Is it mandatory to sign an LOI?
No. Signing a Letter of Intent is not mandatory. Its use is voluntary and depends on the type of transaction and the level of formality the parties wish to give the negotiation. However, for higher-value transactions, it is often highly recommended.
What happens if I withdraw from the negotiation after signing?
In principle, either party may withdraw without legal consequences, provided that no binding clauses established in the letter are breached. If an exclusivity or confidentiality clause is violated, legal liability may arise.
Do I need a lawyer to draft it?
It is not mandatory, but it is highly recommended. A lawyer can help properly define the legal scope of the letter, identify risks, and ensure that binding clauses are clearly delineated.
Does a letter of intent obligate me to buy or sell?
In most cases, no. An LOI expresses an intention to negotiate, not an obligation to close the transaction, unless expressly agreed otherwise.
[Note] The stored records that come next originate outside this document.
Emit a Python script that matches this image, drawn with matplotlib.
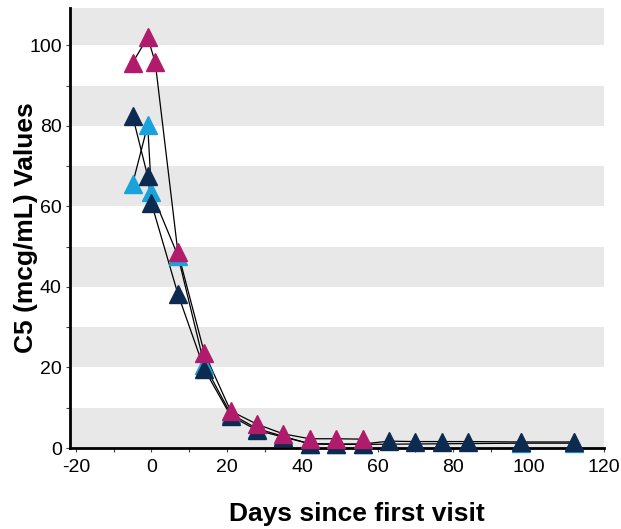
import matplotlib
matplotlib.use("Agg")
import matplotlib.pyplot as plt
from matplotlib.ticker import MultipleLocator

plt.rcParams["font.family"] = ["Liberation Sans", "DejaVu Sans"]
plt.rcParams["axes.unicode_minus"] = False

# days since first visit / C5 values, one list pair per subject
blue_days = [-5, -1, 0, 7, 14, 21, 28, 35, 42, 49, 56, 98, 112]
blue_vals = [65.6, 80.2, 63.6, 47.8, 20.7, 8.5, 4.8, 2.9, 1.0, 0.9, 0.9, 1.2, 1.2]

navy_days = [-5, -1, 0, 7, 14, 21, 28, 35, 42, 49, 56, 63, 70, 77, 84, 98, 112]
navy_vals = [82.5, 67.5, 60.8, 38.3, 19.6, 8.0, 4.4, 2.7, 1.1, 1.0, 1.0, 1.7, 1.6, 1.6, 1.6, 1.5, 1.5]

pink_days = [-5, -1, 1, 7, 14, 21, 28, 35, 42, 49, 56]
pink_vals = [95.7, 102.0, 95.8, 48.7, 23.7, 9.2, 5.9, 3.5, 2.3, 2.3, 2.2]

series = [
    (blue_days, blue_vals, "#1aa3da"),
    (navy_days, navy_vals, "#0d2a50"),
    (pink_days, pink_vals, "#b01c6b"),
]

fig = plt.figure(figsize=(6.21, 5.29), dpi=100)
ax = fig.add_axes([0.1127, 0.1531, 0.86, 0.8318])

# alternating grey bands
for lo in range(0, 110, 20):
    ax.axhspan(lo, lo + 10, color="#e8e8e8", lw=0, zorder=0)

for x, y, c in series:
    ax.plot(x, y, color="black", lw=0.9, zorder=2)
for x, y, c in series:
    ax.plot(x, y, ls="none", marker="^", ms=13, color=c, mec=c,
            zorder=3, clip_on=False)

ax.set_xlim(-21.6, 120)
ax.set_ylim(0, 109.3)
ax.xaxis.set_major_locator(MultipleLocator(20))
ax.xaxis.set_minor_locator(MultipleLocator(10))
ax.yaxis.set_major_locator(MultipleLocator(20))
ax.yaxis.set_minor_locator(MultipleLocator(10))
ax.tick_params(which="both", direction="out", length=3, width=0.8,
               color="#444444", labelsize=14)
ax.tick_params(axis="x", pad=5)
ax.tick_params(axis="y", pad=3)

for s in ["top", "right"]:
    ax.spines[s].set_visible(False)
for s in ["left", "bottom"]:
    ax.spines[s].set_linewidth(2)
    ax.spines[s].set_zorder(2.5)

ax.set_xlabel("Days since first visit", fontsize=19, fontweight="bold",
              va="top")
ax.xaxis.set_label_coords(0.538, -0.122)
ax.set_ylabel("C5 (mcg/mL) Values", fontsize=19, fontweight="bold")
ax.yaxis.set_label_coords(-0.06, 0.5)

fig.savefig("out.png", dpi=100)
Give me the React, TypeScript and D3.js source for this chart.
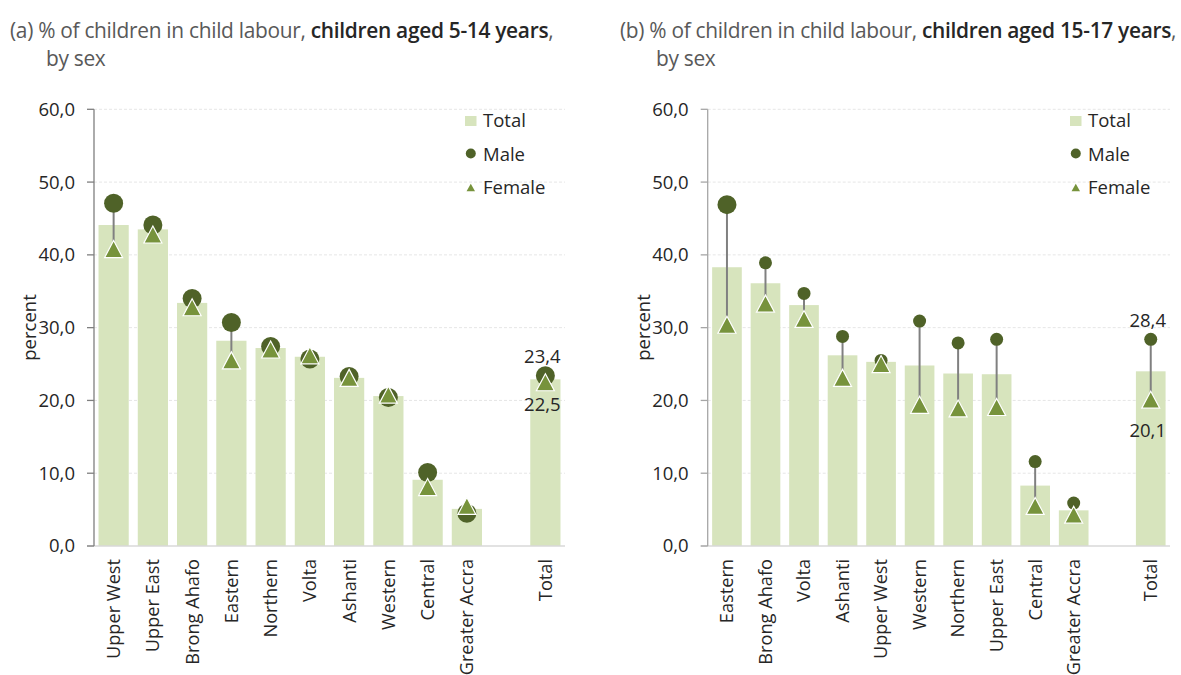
import React from 'react';
import * as d3 from 'd3';

// ---------- DATA ----------
const leftCategories = ['Upper West', 'Upper East', 'Brong Ahafo', 'Eastern', 'Northern', 'Volta', 'Ashanti', 'Western', 'Central', 'Greater Accra', 'Total'];
const leftTotal = [44.1, 43.5, 33.4, 28.2, 27.2, 26.0, 23.1, 20.6, 9.1, 5.1, 22.9];
const leftMale = [47.1, 44.1, 34.0, 30.7, 27.4, 25.7, 23.3, 20.4, 10.1, 4.5, 23.4];
const leftFemale = [40.8, 42.8, 32.8, 25.5, 27.0, 26.2, 23.1, 20.8, 8.1, 5.5, 22.5];

const rightCategories = ['Eastern', 'Brong Ahafo', 'Volta', 'Ashanti', 'Upper West', 'Western', 'Northern', 'Upper East', 'Central', 'Greater Accra', 'Total'];
const rightTotal = [38.3, 36.1, 33.1, 26.2, 25.3, 24.8, 23.7, 23.6, 8.3, 4.9, 24.0];
const rightMale = [46.9, 38.9, 34.7, 28.8, 25.5, 30.9, 27.9, 28.4, 11.6, 5.9, 28.4];
const rightFemale = [30.4, 33.3, 31.2, 23.1, 25.0, 19.4, 18.9, 19.1, 5.5, 4.3, 20.1];

const yTicks = [0, 10, 20, 30, 40, 50, 60];
const legendLabels = ['Total', 'Male', 'Female'];

// ---------- STYLE ----------
const FONT = '"Open Sans", Lato, sans-serif';
const C_BAR = '#d7e4bd';
const C_MALE = '#4f6228';
const C_FEMALE = '#77933c';
const C_TEXT = '#262626';
const C_TITLE = '#595959';
const FS_TICK = 18.5;
const FS_CAT = 18.2;
const FS_LEG = 18.5;
const FS_TITLE = 20.9;

const fmt = (v: number) => v.toFixed(1).replace('.', ',');

type PanelProps = {
  x0: number;
  x1: number;
  prefix: string;
  ageText: string;
  titleX: number;
  categories: string[];
  total: number[];
  male: number[];
  female: number[];
  maleR: (i: number) => number;
  axisColor: string;
  femaleLabelOffset: number;
  maleLabelOffset: number;
};

const triPath = (w: number, h: number) => `M0,${-h / 2}L${w / 2},${h / 2}L${-w / 2},${h / 2}Z`;

function Panel(p: PanelProps) {
  const yTop = 109.3;
  const yBottom = 546;
  const y = d3.scaleLinear().domain([0, 60]).range([yBottom, yTop]);
  const n = p.categories.length;
  const domain = [...p.categories.slice(0, n - 1), '__gap__', p.categories[n - 1]];
  const x = d3.scaleBand().domain(domain).range([p.x0, p.x1]).paddingInner(0.23).paddingOuter(0.115);
  const bw = x.bandwidth();
  const cx = (c: string) => (x(c) as number) + bw / 2;
  const lastIdx = n - 1;
  const legendX = p.x1 - 100;

  return (
    <g>
      {/* title */}
      <text x={p.titleX} y={38} fontFamily={FONT} fontSize={FS_TITLE} fill={C_TITLE} letterSpacing={-0.3}>
        <tspan>{p.prefix} % of children in child labour, </tspan>
        <tspan fontWeight={600} fill={C_TEXT}>{p.ageText}</tspan>
        <tspan>,</tspan>
      </text>
      <text x={p.titleX + 36} y={66} fontFamily={FONT} fontSize={FS_TITLE} fill={C_TITLE} letterSpacing={-0.3}>by sex</text>

      {/* gridlines */}
      {yTicks.filter(t => t > 0).map(t => (
        <line key={t} x1={p.x0} x2={p.x1} y1={y(t)} y2={y(t)} stroke="#e6e6e6" strokeWidth={1} strokeDasharray="3,2" />
      ))}

      {/* bars */}
      {p.categories.map((c, i) => (
        <rect key={c} x={x(c)} y={y(p.total[i])} width={bw} height={yBottom - y(p.total[i])} fill={C_BAR} />
      ))}

      {/* bottom axis */}
      <line x1={p.x0 - 7} x2={p.x1} y1={yBottom} y2={yBottom} stroke="#d9d9d9" strokeWidth={1.5} />
      {/* y axis */}
      <line x1={p.x0} x2={p.x0} y1={yTop} y2={yBottom} stroke={p.axisColor} strokeWidth={1.3} />
      {yTicks.map(t => (
        <g key={t}>
          <line x1={p.x0 - 7} x2={p.x0} y1={y(t)} y2={y(t)} stroke={p.axisColor} strokeWidth={1.3} />
          <text x={p.x0 - 19} y={y(t)} dy="0.35em" textAnchor="end" fontFamily={FONT} fontSize={FS_TICK} fill={C_TEXT}>{fmt(t)}</text>
        </g>
      ))}
      <text transform={`translate(${p.x0 - 64},${327.5}) rotate(-90)`} textAnchor="middle" dy="0.35em" fontFamily={FONT} fontSize={FS_TICK} fill={C_TEXT}>percent</text>

      {/* category labels */}
      {p.categories.map(c => (
        <text key={c} transform={`translate(${cx(c)},${559}) rotate(-90)`} textAnchor="end" dy="0.35em" fontFamily={FONT} fontSize={FS_CAT} fill={C_TEXT}>{c}</text>
      ))}

      {/* connectors */}
      {p.categories.map((c, i) => (
        <line key={c} x1={cx(c)} x2={cx(c)} y1={y(p.male[i])} y2={y(p.female[i])} stroke="#808080" strokeWidth={2} />
      ))}
      {/* male */}
      {p.categories.map((c, i) => (
        <circle key={c} cx={cx(c)} cy={y(p.male[i])} r={p.maleR(i)} fill={C_MALE} />
      ))}
      {/* female */}
      {p.categories.map((c, i) => (
        <path key={c} transform={`translate(${cx(c)},${y(p.female[i])})`} d={triPath(18, 17)} fill={C_FEMALE} stroke="#fff" strokeWidth={1.2} />
      ))}

      {/* data labels for total */}
      <text x={cx(p.categories[lastIdx]) - 3} y={y(p.male[lastIdx]) - p.maleLabelOffset} textAnchor="middle" fontFamily={FONT} fontSize={FS_TICK} fill={C_TEXT}>{fmt(p.male[lastIdx])}</text>
      <text x={cx(p.categories[lastIdx]) - 3} y={y(p.female[lastIdx]) + p.femaleLabelOffset} textAnchor="middle" fontFamily={FONT} fontSize={FS_TICK} fill={C_TEXT}>{fmt(p.female[lastIdx])}</text>

      {/* legend */}
      <g>
        <rect x={legendX} y={116} width={11.5} height={10} fill={C_BAR} />
        <text x={legendX + 18} y={126.5} fontFamily={FONT} fontSize={FS_LEG} fill={C_TEXT}>{legendLabels[0]}</text>
        <circle cx={legendX + 5.8} cy={153.5} r={5} fill={C_MALE} />
        <text x={legendX + 18} y={160.5} fontFamily={FONT} fontSize={FS_LEG} fill={C_TEXT}>{legendLabels[1]}</text>
        <path transform={`translate(${legendX + 5.8},${187.5})`} d={triPath(8.5, 7.5)} fill={C_FEMALE} />
        <text x={legendX + 18} y={194} fontFamily={FONT} fontSize={FS_LEG} fill={C_TEXT}>{legendLabels[2]}</text>
      </g>
    </g>
  );
}

export default function App() {
  return (
    <svg width={1181} height={675} style={{ position: 'absolute', left: 0, top: 0, display: 'block', background: '#fff' }}>
      <Panel
        x0={94}
        x1={565}
        prefix="(a)"
        ageText="children aged 5-14 years"
        titleX={10}
        categories={leftCategories}
        total={leftTotal}
        male={leftMale}
        female={leftFemale}
        maleR={() => 9.5}
        axisColor="#7f7f7f"
        maleLabelOffset={13}
        femaleLabelOffset={29}
      />
      <Panel
        x0={707.7}
        x1={1170}
        prefix="(b)"
        ageText="children aged 15-17 years"
        titleX={620}
        categories={rightCategories}
        total={rightTotal}
        male={rightMale}
        female={rightFemale}
        maleR={(i) => (i === 0 ? 9.5 : 6.5)}
        axisColor="#a6a6a6"
        maleLabelOffset={12.5}
        femaleLabelOffset={37}
      />
    </svg>
  );
}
Can a letter of intent be used in real estate transactions?
Yes. In fact, it is very common in real estate purchase processes, as it allows the property to be reserved, establishes preliminary conditions, and provides time to conduct legal and technical reviews before signing the definitive agreement.
Conclusion
The Letter of Intent to Purchase is a strategic tool that brings order, clarity, and seriousness to any negotiation process. Although it does not replace the purchase and sale agreement, it helps establish the basis of the deal, align expectations, and reduce risks before assuming definitive legal commitments.
Understanding its legal scope—especially the difference between binding and non-binding clauses—is essential to using it correctly and safely. A well-drafted letter protects the interests of both parties, facilitates negotiation, and helps prevent future disputes.
If you are considering signing or drafting a Letter of Intent, it is best to do so with a preventive approach and, whenever possible, with specialized legal advice. This way, you can move forward with greater confidence and solid foundations from the very first step.